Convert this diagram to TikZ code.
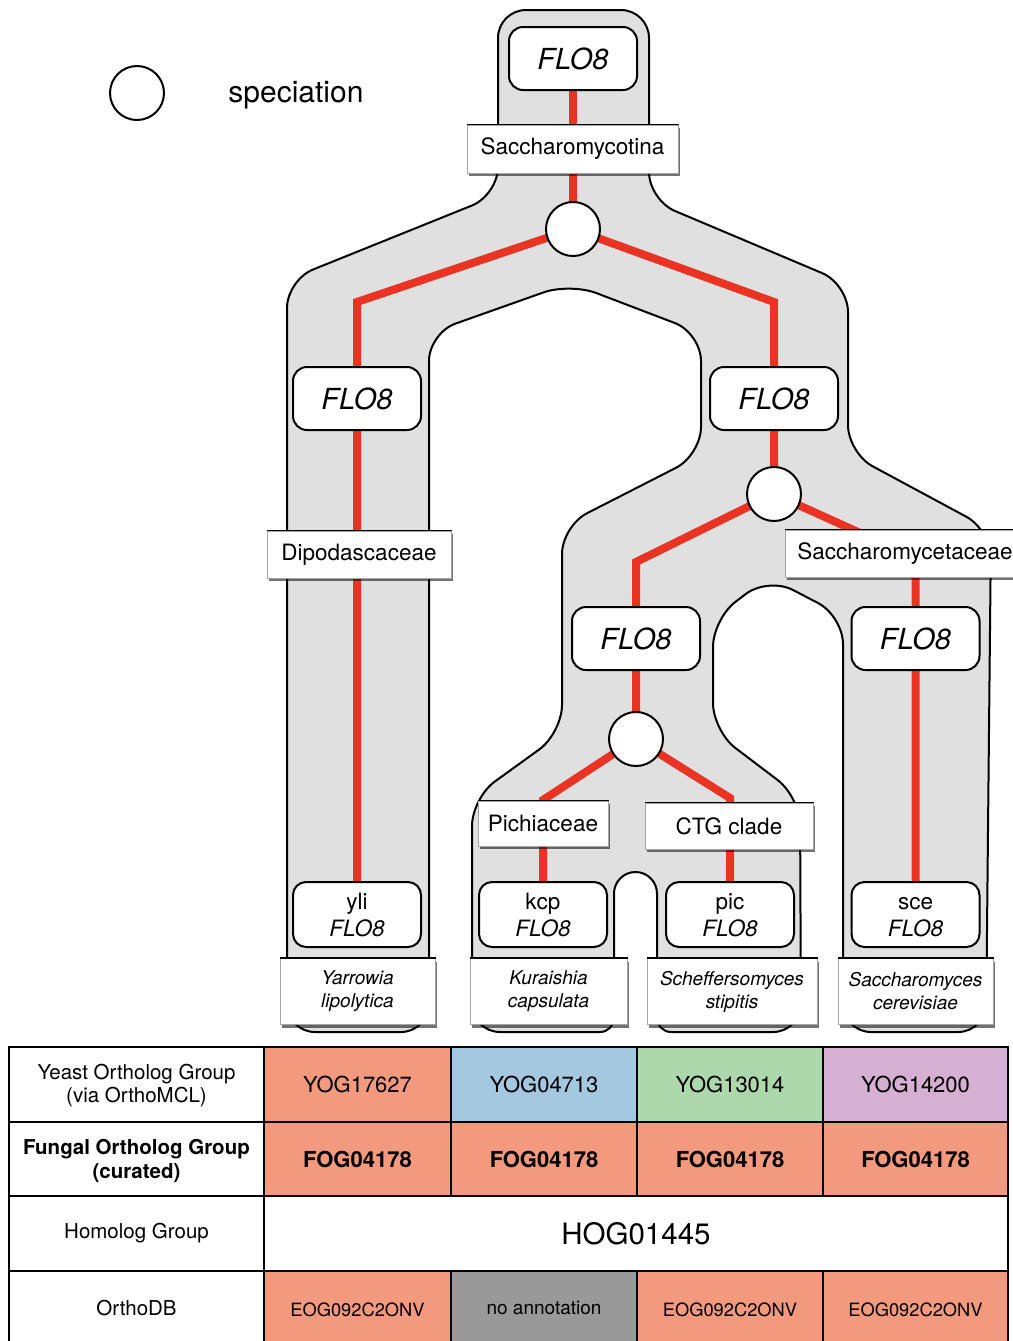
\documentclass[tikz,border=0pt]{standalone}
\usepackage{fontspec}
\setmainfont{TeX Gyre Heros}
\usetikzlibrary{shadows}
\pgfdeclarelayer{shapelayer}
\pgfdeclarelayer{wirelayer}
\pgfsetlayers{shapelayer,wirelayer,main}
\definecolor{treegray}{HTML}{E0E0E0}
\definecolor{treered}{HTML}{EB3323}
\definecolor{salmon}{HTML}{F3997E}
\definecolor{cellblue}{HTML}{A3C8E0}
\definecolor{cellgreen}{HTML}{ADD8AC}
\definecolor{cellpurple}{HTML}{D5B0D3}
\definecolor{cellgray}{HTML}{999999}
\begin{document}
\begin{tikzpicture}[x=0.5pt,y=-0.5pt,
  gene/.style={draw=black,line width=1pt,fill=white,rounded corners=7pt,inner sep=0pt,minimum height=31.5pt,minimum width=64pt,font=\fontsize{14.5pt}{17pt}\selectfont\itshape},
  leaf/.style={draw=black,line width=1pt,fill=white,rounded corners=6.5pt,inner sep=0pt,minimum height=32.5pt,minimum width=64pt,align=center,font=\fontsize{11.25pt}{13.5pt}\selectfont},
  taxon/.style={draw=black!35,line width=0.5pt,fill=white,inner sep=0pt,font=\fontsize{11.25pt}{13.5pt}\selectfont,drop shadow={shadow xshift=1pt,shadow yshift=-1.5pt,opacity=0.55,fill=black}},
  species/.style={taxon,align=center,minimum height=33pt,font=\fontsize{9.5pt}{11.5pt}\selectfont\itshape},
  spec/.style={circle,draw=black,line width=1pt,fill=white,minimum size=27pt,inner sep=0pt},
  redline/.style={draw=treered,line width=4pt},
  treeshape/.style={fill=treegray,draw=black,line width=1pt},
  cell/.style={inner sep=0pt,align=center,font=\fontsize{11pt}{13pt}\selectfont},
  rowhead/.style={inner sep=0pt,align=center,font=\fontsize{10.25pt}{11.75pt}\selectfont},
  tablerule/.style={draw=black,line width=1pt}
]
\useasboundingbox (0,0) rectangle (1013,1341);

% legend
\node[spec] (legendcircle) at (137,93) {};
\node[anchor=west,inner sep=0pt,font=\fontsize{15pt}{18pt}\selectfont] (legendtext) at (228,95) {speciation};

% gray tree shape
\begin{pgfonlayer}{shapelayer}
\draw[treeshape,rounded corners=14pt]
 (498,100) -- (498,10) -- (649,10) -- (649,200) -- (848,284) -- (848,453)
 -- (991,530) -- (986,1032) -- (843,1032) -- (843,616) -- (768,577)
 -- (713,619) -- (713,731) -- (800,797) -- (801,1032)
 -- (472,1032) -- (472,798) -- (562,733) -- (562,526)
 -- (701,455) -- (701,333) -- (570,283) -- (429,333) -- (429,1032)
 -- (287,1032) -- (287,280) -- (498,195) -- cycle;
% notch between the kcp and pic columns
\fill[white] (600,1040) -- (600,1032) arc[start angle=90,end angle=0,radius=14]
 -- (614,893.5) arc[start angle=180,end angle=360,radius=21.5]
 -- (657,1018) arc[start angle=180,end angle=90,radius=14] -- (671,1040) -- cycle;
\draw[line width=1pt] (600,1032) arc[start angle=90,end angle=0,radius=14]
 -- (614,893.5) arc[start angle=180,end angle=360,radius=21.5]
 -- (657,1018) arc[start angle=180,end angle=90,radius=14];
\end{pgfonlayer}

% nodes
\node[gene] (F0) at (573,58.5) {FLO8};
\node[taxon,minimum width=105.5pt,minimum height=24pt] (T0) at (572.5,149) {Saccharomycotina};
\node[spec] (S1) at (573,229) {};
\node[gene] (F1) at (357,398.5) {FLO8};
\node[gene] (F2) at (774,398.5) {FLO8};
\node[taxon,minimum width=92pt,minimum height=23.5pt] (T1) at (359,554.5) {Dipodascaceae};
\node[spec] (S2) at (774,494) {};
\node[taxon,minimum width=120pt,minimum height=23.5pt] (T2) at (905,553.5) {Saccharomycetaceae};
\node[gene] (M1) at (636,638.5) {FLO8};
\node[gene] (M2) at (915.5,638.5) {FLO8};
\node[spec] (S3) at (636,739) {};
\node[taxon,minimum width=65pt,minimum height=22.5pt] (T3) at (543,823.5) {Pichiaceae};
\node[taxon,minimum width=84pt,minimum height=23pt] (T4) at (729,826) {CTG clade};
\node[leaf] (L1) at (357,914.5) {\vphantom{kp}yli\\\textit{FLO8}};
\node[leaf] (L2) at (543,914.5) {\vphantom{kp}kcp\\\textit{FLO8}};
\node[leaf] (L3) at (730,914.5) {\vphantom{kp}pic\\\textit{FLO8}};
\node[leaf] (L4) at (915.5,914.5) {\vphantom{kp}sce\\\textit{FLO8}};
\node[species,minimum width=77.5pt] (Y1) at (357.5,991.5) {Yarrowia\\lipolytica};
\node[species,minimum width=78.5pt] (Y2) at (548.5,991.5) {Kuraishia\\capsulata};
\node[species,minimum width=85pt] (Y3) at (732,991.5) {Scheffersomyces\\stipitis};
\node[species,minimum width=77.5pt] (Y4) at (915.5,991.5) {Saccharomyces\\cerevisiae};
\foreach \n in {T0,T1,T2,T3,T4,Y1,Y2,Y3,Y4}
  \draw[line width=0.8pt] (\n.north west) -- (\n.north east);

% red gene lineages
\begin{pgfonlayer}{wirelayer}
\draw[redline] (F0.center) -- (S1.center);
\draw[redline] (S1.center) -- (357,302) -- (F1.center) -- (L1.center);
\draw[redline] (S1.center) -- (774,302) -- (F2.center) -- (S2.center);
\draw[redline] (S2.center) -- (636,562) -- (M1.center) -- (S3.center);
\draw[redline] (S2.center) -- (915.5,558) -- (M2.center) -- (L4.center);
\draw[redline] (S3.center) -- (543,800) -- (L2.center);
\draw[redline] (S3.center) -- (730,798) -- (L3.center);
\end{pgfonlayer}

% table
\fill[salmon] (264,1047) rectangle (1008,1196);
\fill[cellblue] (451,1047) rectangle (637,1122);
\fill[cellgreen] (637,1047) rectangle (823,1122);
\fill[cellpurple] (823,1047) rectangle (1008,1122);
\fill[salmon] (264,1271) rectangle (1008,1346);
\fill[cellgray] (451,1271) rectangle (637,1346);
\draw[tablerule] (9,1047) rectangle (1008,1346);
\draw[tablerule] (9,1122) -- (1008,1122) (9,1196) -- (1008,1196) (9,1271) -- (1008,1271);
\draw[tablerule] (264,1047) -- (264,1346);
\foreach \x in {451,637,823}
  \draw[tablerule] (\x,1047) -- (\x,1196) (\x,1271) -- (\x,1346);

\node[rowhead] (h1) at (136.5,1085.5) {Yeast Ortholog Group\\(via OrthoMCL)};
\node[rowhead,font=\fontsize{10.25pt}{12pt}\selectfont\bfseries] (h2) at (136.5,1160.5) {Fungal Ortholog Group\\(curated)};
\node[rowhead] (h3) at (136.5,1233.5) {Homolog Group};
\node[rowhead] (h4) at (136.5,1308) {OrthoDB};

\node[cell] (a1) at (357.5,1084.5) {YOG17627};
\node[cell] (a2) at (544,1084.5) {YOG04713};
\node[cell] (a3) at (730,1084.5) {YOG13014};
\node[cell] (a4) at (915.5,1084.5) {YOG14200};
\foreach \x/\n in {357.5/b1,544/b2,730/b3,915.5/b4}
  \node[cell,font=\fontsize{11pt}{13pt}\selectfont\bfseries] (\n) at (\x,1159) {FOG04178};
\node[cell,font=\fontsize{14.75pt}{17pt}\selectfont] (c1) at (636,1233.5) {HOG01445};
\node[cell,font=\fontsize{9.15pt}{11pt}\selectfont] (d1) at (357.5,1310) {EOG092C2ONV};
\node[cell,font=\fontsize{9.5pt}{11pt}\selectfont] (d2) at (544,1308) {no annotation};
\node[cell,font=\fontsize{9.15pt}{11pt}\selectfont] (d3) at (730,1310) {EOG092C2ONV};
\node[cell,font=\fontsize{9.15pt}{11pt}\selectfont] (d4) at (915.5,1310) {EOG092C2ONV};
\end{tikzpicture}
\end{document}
= = =
Reproduce the material above exactly, first line through the line that contains "(legendtext) at (228,95)", minus the pictures.

SOLVED EXERCISE ▸
Convert this diagram to TikZ code.
\documentclass[tikz,border=0pt]{standalone}
\usepackage{fontspec}
\setmainfont{TeX Gyre Heros}
\usetikzlibrary{shadows}
\pgfdeclarelayer{shapelayer}
\pgfdeclarelayer{wirelayer}
\pgfsetlayers{shapelayer,wirelayer,main}
\definecolor{treegray}{HTML}{E0E0E0}
\definecolor{treered}{HTML}{EB3323}
\definecolor{salmon}{HTML}{F3997E}
\definecolor{cellblue}{HTML}{A3C8E0}
\definecolor{cellgreen}{HTML}{ADD8AC}
\definecolor{cellpurple}{HTML}{D5B0D3}
\definecolor{cellgray}{HTML}{999999}
\begin{document}
\begin{tikzpicture}[x=0.5pt,y=-0.5pt,
  gene/.style={draw=black,line width=1pt,fill=white,rounded corners=7pt,inner sep=0pt,minimum height=31.5pt,minimum width=64pt,font=\fontsize{14.5pt}{17pt}\selectfont\itshape},
  leaf/.style={draw=black,line width=1pt,fill=white,rounded corners=6.5pt,inner sep=0pt,minimum height=32.5pt,minimum width=64pt,align=center,font=\fontsize{11.25pt}{13.5pt}\selectfont},
  taxon/.style={draw=black!35,line width=0.5pt,fill=white,inner sep=0pt,font=\fontsize{11.25pt}{13.5pt}\selectfont,drop shadow={shadow xshift=1pt,shadow yshift=-1.5pt,opacity=0.55,fill=black}},
  species/.style={taxon,align=center,minimum height=33pt,font=\fontsize{9.5pt}{11.5pt}\selectfont\itshape},
  spec/.style={circle,draw=black,line width=1pt,fill=white,minimum size=27pt,inner sep=0pt},
  redline/.style={draw=treered,line width=4pt},
  treeshape/.style={fill=treegray,draw=black,line width=1pt},
  cell/.style={inner sep=0pt,align=center,font=\fontsize{11pt}{13pt}\selectfont},
  rowhead/.style={inner sep=0pt,align=center,font=\fontsize{10.25pt}{11.75pt}\selectfont},
  tablerule/.style={draw=black,line width=1pt}
]
\useasboundingbox (0,0) rectangle (1013,1341);

% legend
\node[spec] (legendcircle) at (137,93) {};
\node[anchor=west,inner sep=0pt,font=\fontsize{15pt}{18pt}\selectfont] (legendtext) at (228,95) {speciation};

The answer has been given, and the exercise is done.